Renata Fonte e le sue battaglie non si sono fermate la notte del 31 marzo 1984: in sua memoria, nel 1998 è nata l’associazione “Donne Insieme” che promuove la legalità e non violenza sul territorio; la collaborazione tra Procura Nazionale Antimafia, Questura e il Pool Antiviolenza del Tribunale, ha dato vita alla “Rete Antiviolenza Renata Fonte”, primo centro antiviolenza, riconosciuto dal Ministero dell’Interno in collaborazione con il Ministero delle Pari Opportunità; a Nardò una piazza porta il suo nome a perenne memoria, mentre nel 2009, in occasione del 25º anniversario della morte, nel Parco di Porto Selvaggio è stata inaugurata una stele in suo onore.

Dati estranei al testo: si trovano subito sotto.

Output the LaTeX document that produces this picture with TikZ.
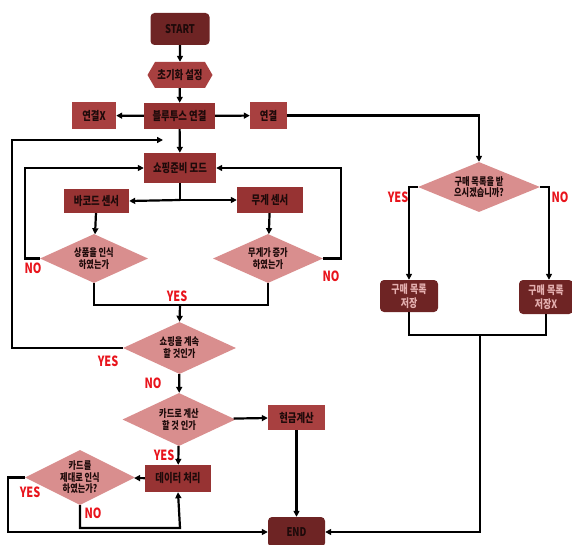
\documentclass[tikz,border=0pt]{standalone}
\usepackage{fontspec}
\usetikzlibrary{arrows.meta,shapes.geometric,shapes.symbols}
\newfontfamily\krf[FakeStretch=0.78]{Noto Sans CJK KR}
\definecolor{darkred}{HTML}{6E2424}
\definecolor{midred}{HTML}{973333}
\definecolor{litred}{HTML}{A84040}
\definecolor{pinkd}{HTML}{D98E8E}
\definecolor{lbl}{HTML}{E8141C}
\definecolor{txt}{HTML}{1E0A0A}
\tikzset{
  base/.style={inner sep=0pt, text=txt, font=\krf\bfseries\fontsize{12}{13}\selectfont, align=center},
  boxm/.style={base, rectangle, fill=midred},
  boxl/.style={base, rectangle, fill=litred},
  term/.style={base, rectangle, rounded corners=4pt, fill=darkred},
  dia/.style={base, diamond, aspect=2.3, fill=pinkd, font=\krf\bfseries\fontsize{10.5}{12}\selectfont},
  lbly/.style={text=lbl, font=\krf\bfseries\fontsize{14}{14}\selectfont, inner sep=0pt},
  conn/.style={line width=2.2pt, draw=black},
  arr/.style={conn, -{Triangle[length=6pt,width=6pt]}}
}
\begin{document}
\begin{tikzpicture}[x=1pt,y=-1pt]
\useasboundingbox (0,0) rectangle (572,545);
% nodes
\node[term, minimum width=59pt, minimum height=32pt] (start) at (180,29) {START};
\node[base, shape=signal, signal to=west and east, signal pointer angle=120, fill=litred, minimum width=65pt, minimum height=26pt] (init) at (180,75) {초기화 설정};
\node[boxm, minimum width=71pt, minimum height=26pt] (bt) at (179.5,116) {블루투스 연결};
\node[boxl, minimum width=44pt, minimum height=27pt] (ncon) at (94,115.5) {연결X};
\node[boxl, minimum width=37pt, minimum height=27pt] (con) at (268.5,115.5) {연결};
\node[boxm, minimum width=72pt, minimum height=30pt] (ready) at (180,168) {쇼핑준비 모드};
\node[boxm, minimum width=65pt, minimum height=24pt] (bar) at (96.5,201) {바코드 센서};
\node[boxm, minimum width=66pt, minimum height=26pt] (wt) at (270,200) {무게 센서};
\node[dia, minimum width=108pt, minimum height=49pt] (d1) at (94,258.5) {상품을 인식\\하였는가};
\node[dia, minimum width=110pt, minimum height=49pt] (d2) at (268,258.5) {무게가 증가\\하였는가};
\node[dia, minimum width=113pt, minimum height=52pt] (d3) at (179.5,348) {쇼핑을 계속\\할 것인가};
\node[dia, minimum width=113pt, minimum height=53pt] (d4) at (179,419.5) {카드로 계산\\할 것 인가};
\node[boxl, minimum width=57pt, minimum height=25pt] (cash) at (296.5,417.5) {현금계산};
\node[boxm, minimum width=66pt, minimum height=27pt] (data) at (178,478.5) {데이터 처리};
\node[dia, aspect=2, minimum width=110pt, minimum height=55pt, font=\krf\bfseries\fontsize{10.5}{11.5}\selectfont] (d5) at (80,477.5) {카드를\\제대로 인식\\하였는가?};
\node[term, minimum width=57pt, minimum height=30pt] (end) at (296.5,532) {END};
\node[dia, aspect=2.4, minimum width=122pt, minimum height=50pt, font=\krf\bfseries\fontsize{10.5}{11.5}\selectfont] (d6) at (479,187) {구매 목록을 받\\으시겠습니까?};
\node[term, text=pinkd!70!white, font=\krf\bfseries\fontsize{11.5}{14}\selectfont, minimum width=58pt, minimum height=32pt] (sv) at (409,296) {구매 목록\\저장};
\node[term, text=pinkd!70!white, font=\krf\bfseries\fontsize{11.5}{14}\selectfont, minimum width=54pt, minimum height=34pt] (nsv) at (546,297) {구매 목록\\저장X};
% coordinates
\coordinate (loopin) at (163,140);
\coordinate (split) at (180,200);
\coordinate (join) at (180,305);
\coordinate (merge) at (480,335);
% connectors
\draw[arr] (start) -- (init);
\draw[arr] (init) -- (bt);
\draw[arr] (bt) -- (ncon);
\draw[arr] (bt) -- (con);
\draw[arr] (bt) -- (ready);
\draw[arr] (con.east) -| (d6.north);
\draw[conn] (ready.south) -- (split);
\draw[arr] (split) -- (bar.east);
\draw[arr] (split) -- (wt.west);
\draw[arr] (bar) -- (d1);
\draw[arr] (wt) -- (d2);
\draw[arr] (d1.west) -- ++(-15,0) |- (ready.west);
\draw[arr] (d2.east) -- ++(18,0) |- (ready.east);
\draw[conn] (d1.south) |- (join) -| (d2.south);
\draw[arr] (join) -- (d3.north);
\draw[arr] (d3.west) -| (12,140) -- (loopin);
\draw[arr] (d3) -- (d4);
\draw[arr] (d4) -- (cash);
\draw[arr] (cash) -- (end);
\draw[arr] (d4) -- (data);
\draw[arr] (data) -- (d5);
\draw[arr] (d5.south) |- (180,528) -- (data.south);
\draw[arr] (d5.west) -- (8,477.5) |- (end.west);
\draw[arr] (d6.west) -- (409,187) -- (sv.north);
\draw[arr] (d6.east) -- (549,187) -- (nsv.north -| 549,0);
\draw[conn] (sv.south) |- (merge) -| (nsv.south);
\draw[arr] (merge) |- (end.east);
% labels
\node[lbly] (n1) at (33,268) {NO};
\node[lbly] (n2) at (331,276) {NO};
\node[lbly] (y1) at (177,296) {YES};
\node[lbly] (y2) at (108,361) {YES};
\node[lbly] (n3) at (153,383) {NO};
\node[lbly] (y3) at (164,455) {YES};
\node[lbly] (y4) at (30,492) {YES};
\node[lbly] (n4) at (93,513) {NO};
\node[lbly] (y5) at (398,197) {YES};
\node[lbly] (n5) at (560,197) {NO};
\end{tikzpicture}
\end{document}
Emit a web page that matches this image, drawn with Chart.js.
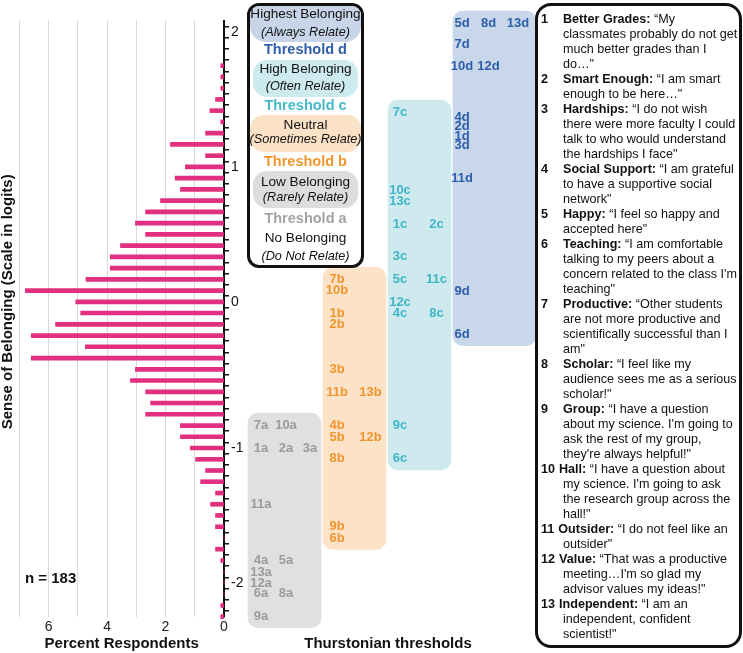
<!DOCTYPE html>
<html>
<head>
<meta charset="utf-8">
<title>Sense of Belonging – Wright map</title>
<script src="https://cdn.jsdelivr.net/npm/chart.js@4.4.1/dist/chart.umd.min.js"></script>
<style>
  html, body { margin:0; padding:0; background:#fff; }
  body { position:relative; width:743px; height:653px; overflow:hidden; font-family:"Liberation Sans", Arial, Helvetica, sans-serif; color:#111; }
  canvas { position:absolute; top:0; }
  #hist { left:0; }
  #thr { left:240px; }
  #nLabel { position:absolute; left:25px; top:569px; font-weight:bold; font-size:15px; line-height:18px; white-space:nowrap; }
  #legend { position:absolute; left:247px; top:3px; width:117px; height:265px; box-sizing:border-box; border:3px solid #111; border-radius:12px; background:#fff; z-index:5; }
  #legend .pill { position:absolute; border-radius:14px; }
  #legend .ln { position:absolute; left:-20px; width:151px; text-align:center; white-space:nowrap; font-size:13.6px; line-height:16px; color:#111; }
  #legend .itl { font-style:italic; font-size:12.7px; }
  #legend .th { font-weight:bold; font-size:14.5px; }
  #items { position:absolute; left:535px; top:3px; width:207px; height:645px; box-sizing:border-box; border:3px solid #111; border-radius:16px; background:#fff; padding:5.5px 0 0 3px; font-size:12.6px; z-index:5; color:#111; }
  #items .l { height:15px; line-height:15px; white-space:nowrap; padding-left:22px; overflow:visible; }
  #items .l.first { padding-left:0; }
  #items .n { display:inline-block; width:22px; font-weight:bold; }
  #items .n2 { display:inline-block; font-weight:bold; margin-right:4px; }
</style>
</head>
<body>
<canvas id="hist" width="248" height="653"></canvas>
<canvas id="thr" width="296" height="653"></canvas>
<div id="nLabel">n = 183</div>

<div id="legend">
  <div class="pill" style="top:0;left:0;right:0;height:36px;background:#c8d5e9;border-radius:9px 9px 16px 16px;"></div>
  <div class="pill" style="top:54px;left:3px;right:3px;height:37px;background:#cdeaef;"></div>
  <div class="pill" style="top:109px;left:0;right:0;height:37px;background:#fbe1c5;"></div>
  <div class="pill" style="top:165px;left:3px;right:3px;height:37px;background:#dddddd;"></div>
  <div class="ln" style="top:0px">Highest Belonging</div>
  <div class="ln itl" style="top:17.7px">(Always Relate)</div>
  <div class="ln th" style="top:35.3px;color:#2e5ea8">Threshold d</div>
  <div class="ln" style="top:55px">High Belonging</div>
  <div class="ln itl" style="top:72px">(Often Relate)</div>
  <div class="ln th" style="top:91px;color:#46b8c8">Threshold c</div>
  <div class="ln" style="top:111px">Neutral</div>
  <div class="ln itl" style="top:125.3px">(Sometimes Relate)</div>
  <div class="ln th" style="top:146.7px;color:#f0962e">Threshold b</div>
  <div class="ln" style="top:167.7px">Low Belonging</div>
  <div class="ln itl" style="top:183.3px">(Rarely Relate)</div>
  <div class="ln th" style="top:204.3px;color:#a3a3a3">Threshold a</div>
  <div class="ln" style="top:223.7px">No Belonging</div>
  <div class="ln itl" style="top:241.7px">(Do Not Relate)</div>
</div>

<div id="items"></div>

<script>
// ---------------- DATA ----------------
// Person measure bins (logits) and percent of respondents per bin
const binLogits = [1.750,1.667,1.583,1.500,1.417,1.333,1.250,1.167,1.083,1.000,
                   0.917,0.833,0.750,0.667,0.583,0.500,0.417,0.333,0.250,0.167,
                   0.083,0.000,-0.083,-0.167,-0.250,-0.333,-0.417,-0.500,-0.583,-0.667,
                   -0.750,-0.833,-0.917,-1.000,-1.083,-1.167,-1.250,-1.333,-1.417,-1.500,
                   -1.583,-1.667,-1.750,-1.833,-1.917,-2.000,-2.083,-2.167,-2.250,-2.333];
const pctRespondents = [0.11,0.11,0.11,0.29,0.48,0.11,0.63,1.83,0.63,1.32,
                        1.67,1.49,2.17,2.68,3.03,2.68,3.54,3.89,3.89,4.72,
                        6.79,5.07,4.90,5.76,6.59,4.74,6.59,3.03,3.20,2.68,
                        2.51,2.68,1.49,1.49,1.15,0.97,0.63,0.80,0.29,0.46,
                        0.29,0.29,0,0.29,0.11,0,0,0,0.11,0.11];

// x tick labels for 0..7 %
const xTickLabels = ['0','','2','','4','','6',''];
// y tick labels and where they sit on the logit scale
const yTickLabels = ['2','1','0','-1','-2'];
const yTickLabelAt = [2, 1, 0, -1.083, -2.083];

// Item numbers and Thurstonian thresholds (logits)
const items = [1,2,3,4,5,6,7,8,9,10,11,12,13];
const thresholdA = [-1.08,-1.08,-1.08,-1.91,-1.91,-2.16,-0.91,-2.16,-2.33,-0.91,-1.50,-2.08,-2.00];
const thresholdB = [-0.08,-0.16,-0.50,-0.91,-1.00,-1.75, 0.17,-1.16,-1.66, 0.09,-0.67,-1.00,-0.67];
const thresholdC = [ 0.58, 0.58, 0.34,-0.08, 0.17,-1.16, 1.41,-0.08,-0.91, 0.83, 0.17, 0.00, 0.75];
const thresholdD = [ 1.23, 1.30, 1.16, 1.37, 2.07,-0.24, 1.91, 2.07, 0.08, 1.75, 0.92, 1.75, 2.07];

// Item names and wording (as wrapped in the figure)
const itemNames = ['Better Grades:','Smart Enough:','Hardships:','Social Support:','Happy:','Teaching:',
                   'Productive:','Scholar:','Group:','Hall:','Outsider:','Value:','Independent:'];
const itemLines = [
  ['“My','classmates probably do not get','much better grades than I','do…"'],
  ['“I am smart','enough to be here…"'],
  ['“I do not wish','there were more faculty I could','talk to who would understand','the hardships I face"'],
  ['“I am grateful','to have a supportive social','network"'],
  ['“I feel so happy and','accepted here"'],
  ['“I am comfortable','talking to my peers about a','concern related to the class I\'m','teaching"'],
  ['“Other students','are not more productive and','scientifically successful than I','am"'],
  ['“I feel like my','audience sees me as a serious','scholar!"'],
  ['“I have a question','about my science. I\'m going to','ask the rest of my group,','they\'re always helpful!"'],
  ['“I have a question about','my science. I\'m going to ask','the research group across the','hall!"'],
  ['“I do not feel like an','outsider"'],
  ['“That was a productive','meeting…I\'m so glad my','advisor values my ideas!"'],
  ['“I am an','independent, confident','scientist!"']
];

const yAxisTitle = 'Sense of Belonging (Scale in logits)';
const xAxisTitleLeft = 'Percent Respondents';
const xAxisTitleRight = 'Thurstonian thresholds';

// ---------------- ITEM LIST (text) ----------------
(function(){
  const box = document.getElementById('items');
  items.forEach((it, i) => {
    const lines = itemLines[i];
    lines.forEach((txt, li) => {
      const d = document.createElement('div');
      d.className = 'l' + (li === 0 ? ' first' : '');
      if (li === 0) {
        const n = document.createElement('span');
        n.className = it < 10 ? 'n' : 'n2';
        n.textContent = String(it);
        const b = document.createElement('b');
        b.textContent = itemNames[i];
        d.appendChild(n); d.appendChild(b);
        d.appendChild(document.createTextNode(' ' + txt));
      } else {
        d.textContent = txt;
      }
      box.appendChild(d);
    });
  });
})();

// ---------------- LAYOUT / STYLE ----------------
const FONT = '"Liberation Sans", Arial, Helvetica, sans-serif';
Chart.defaults.font.family = FONT;
Chart.defaults.color = '#111';
const Y_MIN = -28/12, Y_MAX = 25/12;
const AREA_TOP = 20.7, XAXIS_H = 36.3;
const yTickValues = [];
for (let k = 25; k >= -28; k--) yTickValues.push(k/12);

const columnStyle = [
  { key:'a', values: thresholdA, box:'#e0e0e0', text:'#9b9b9b', center:284.5, width:73, slots:[261,286,310] },
  { key:'b', values: thresholdB, box:'#fce3c8', text:'#f0952e', center:354.5, width:63, slots:[337,370.5] },
  { key:'c', values: thresholdC, box:'#cfeaef', text:'#3fb6c6', center:419.5, width:63, slots:[400,436.5] },
  { key:'d', values: thresholdD, box:'#c9d7eb', text:'#2d5ea8', center:494.5, width:83, slots:[462,488.5,518] }
];
const BOX_PAD = 0.085;

// ---------------- HISTOGRAM ----------------
const yTitlePlugin = {
  id:'yTitle',
  afterDraw(chart){
    const ctx = chart.ctx;
    const y = chart.scales.y.getPixelForValue(0);
    ctx.save();
    ctx.translate(8, y);
    ctx.rotate(-Math.PI/2);
    ctx.font = 'bold 15px ' + FONT;
    ctx.fillStyle = '#111';
    ctx.textAlign = 'center';
    ctx.textBaseline = 'middle';
    ctx.fillText(yAxisTitle, 0, 0);
    ctx.restore();
  }
};

new Chart(document.getElementById('hist'), {
  type:'bar',
  data:{ datasets:[{
    data: binLogits.map((y,i)=>({x: pctRespondents[i], y})),
    backgroundColor:'#e0307f', borderWidth:0, barThickness:4, clip:false
  }]},
  options:{
    indexAxis:'y', responsive:false, animation:false,
    layout:{ padding:{ left:19.3, top:AREA_TOP, right:0, bottom:0 } },
    plugins:{ legend:{display:false}, tooltip:{enabled:false} },
    scales:{
      x:{ type:'linear', reverse:true, min:0, max:7, offset:false,
          grid:{ color:'#d9d9d9', lineWidth:1, drawTicks:false },
          border:{ display:false },
          ticks:{ stepSize:1, autoSkip:false, maxRotation:0, padding:2, color:'#222', font:{size:14},
                  callback:(v)=> xTickLabels[Math.round(v)] ?? '' },
          title:{ display:true, text:xAxisTitleLeft, color:'#111', font:{size:15, weight:'bold'}, padding:{top:0, bottom:0} },
          afterFit:(s)=>{ s.height = XAXIS_H; } },
      y:{ type:'linear', position:'right', min:Y_MIN, max:Y_MAX, offset:false,
          afterBuildTicks:(s)=>{ s.ticks = yTickValues.map(v=>({value:v})); },
          ticks:{ autoSkip:false, padding:2, color:'#111', font:{size:14},
                  callback:(v)=>{ const i = yTickLabelAt.findIndex(p=>Math.abs(p-v)<0.01); return i>=0 ? yTickLabels[i] : ''; } },
          grid:{ drawOnChartArea:false, drawTicks:true, tickLength:5, color:'#111', lineWidth:1.5 },
          border:{ display:true, color:'#111', width:2 },
          afterFit:(s)=>{ s.width = 24; } }
    }
  },
  plugins:[yTitlePlugin]
});

// ---------------- THRESHOLDS ----------------
function slotIndex(values, i){
  let n = 0;
  for (let j = 0; j < i; j++) if (values[j] === values[i]) n++;
  return n;
}

const boxDatasets = columnStyle.map(c => ({
  type:'bar', stack:'boxes', grouped:true,
  data:[{ x:c.center, y:[Math.min(...c.values)-BOX_PAD, Math.max(...c.values)+BOX_PAD] }],
  backgroundColor:c.box, borderWidth:0, borderRadius:10, borderSkipped:false,
  barThickness:c.width, clip:false, order:2
}));
const labelDatasets = columnStyle.map(c => ({
  type:'scatter', labelColor:c.text,
  data: items.map((it,i)=>({ x:c.slots[slotIndex(c.values,i)], y:c.values[i], label: it + c.key })),
  pointRadius:0, pointHoverRadius:0, showLine:false, clip:false, order:1
}));

const labelPlugin = {
  id:'thrLabels',
  afterDatasetsDraw(chart){
    const ctx = chart.ctx;
    chart.data.datasets.forEach((ds, di)=>{
      if (ds.type !== 'scatter') return;
      const meta = chart.getDatasetMeta(di);
      ctx.save();
      ctx.font = 'bold 13px ' + FONT;
      ctx.fillStyle = ds.labelColor;
      ctx.textAlign = 'center';
      ctx.textBaseline = 'middle';
      meta.data.forEach((pt, i)=>{ ctx.fillText(ds.data[i].label, pt.x, pt.y + 0.5); });
      ctx.restore();
    });
  }
};

new Chart(document.getElementById('thr'), {
  type:'bar',
  data:{ datasets:[...boxDatasets, ...labelDatasets] },
  options:{
    responsive:false, animation:false,
    layout:{ padding:{ top:AREA_TOP, left:0, right:0, bottom:0 } },
    plugins:{ legend:{display:false}, tooltip:{enabled:false} },
    scales:{
      x:{ type:'linear', min:240, max:536, offset:false,
          grid:{display:false}, border:{display:false}, ticks:{display:false},
          title:{ display:true, text:xAxisTitleRight, color:'#111', font:{size:15, weight:'bold'}, padding:{top:0, bottom:0} },
          afterFit:(s)=>{ s.height = XAXIS_H; } },
      y:{ type:'linear', display:false, min:Y_MIN, max:Y_MAX, stacked:false }
    }
  },
  plugins:[labelPlugin]
});
</script>
</body>
</html>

Ogni anno, il 21 marzo, in occasione della Giornata della Memoria e dell’Impegno di Libera, il nome di Renata Fonte viene citato nel lungo elenco dei nomi delle vittime di mafia e fenomeni mafiosi.

Infine, persino un’orchidea le è stata dedicata: la Ophrys x sivana nothosubsp. renatafontae, descritta dai naturalisti salentini Roberto Gennaio, Marco Gargiulo, Piero Medagli e Francesco Salvatore Chetta.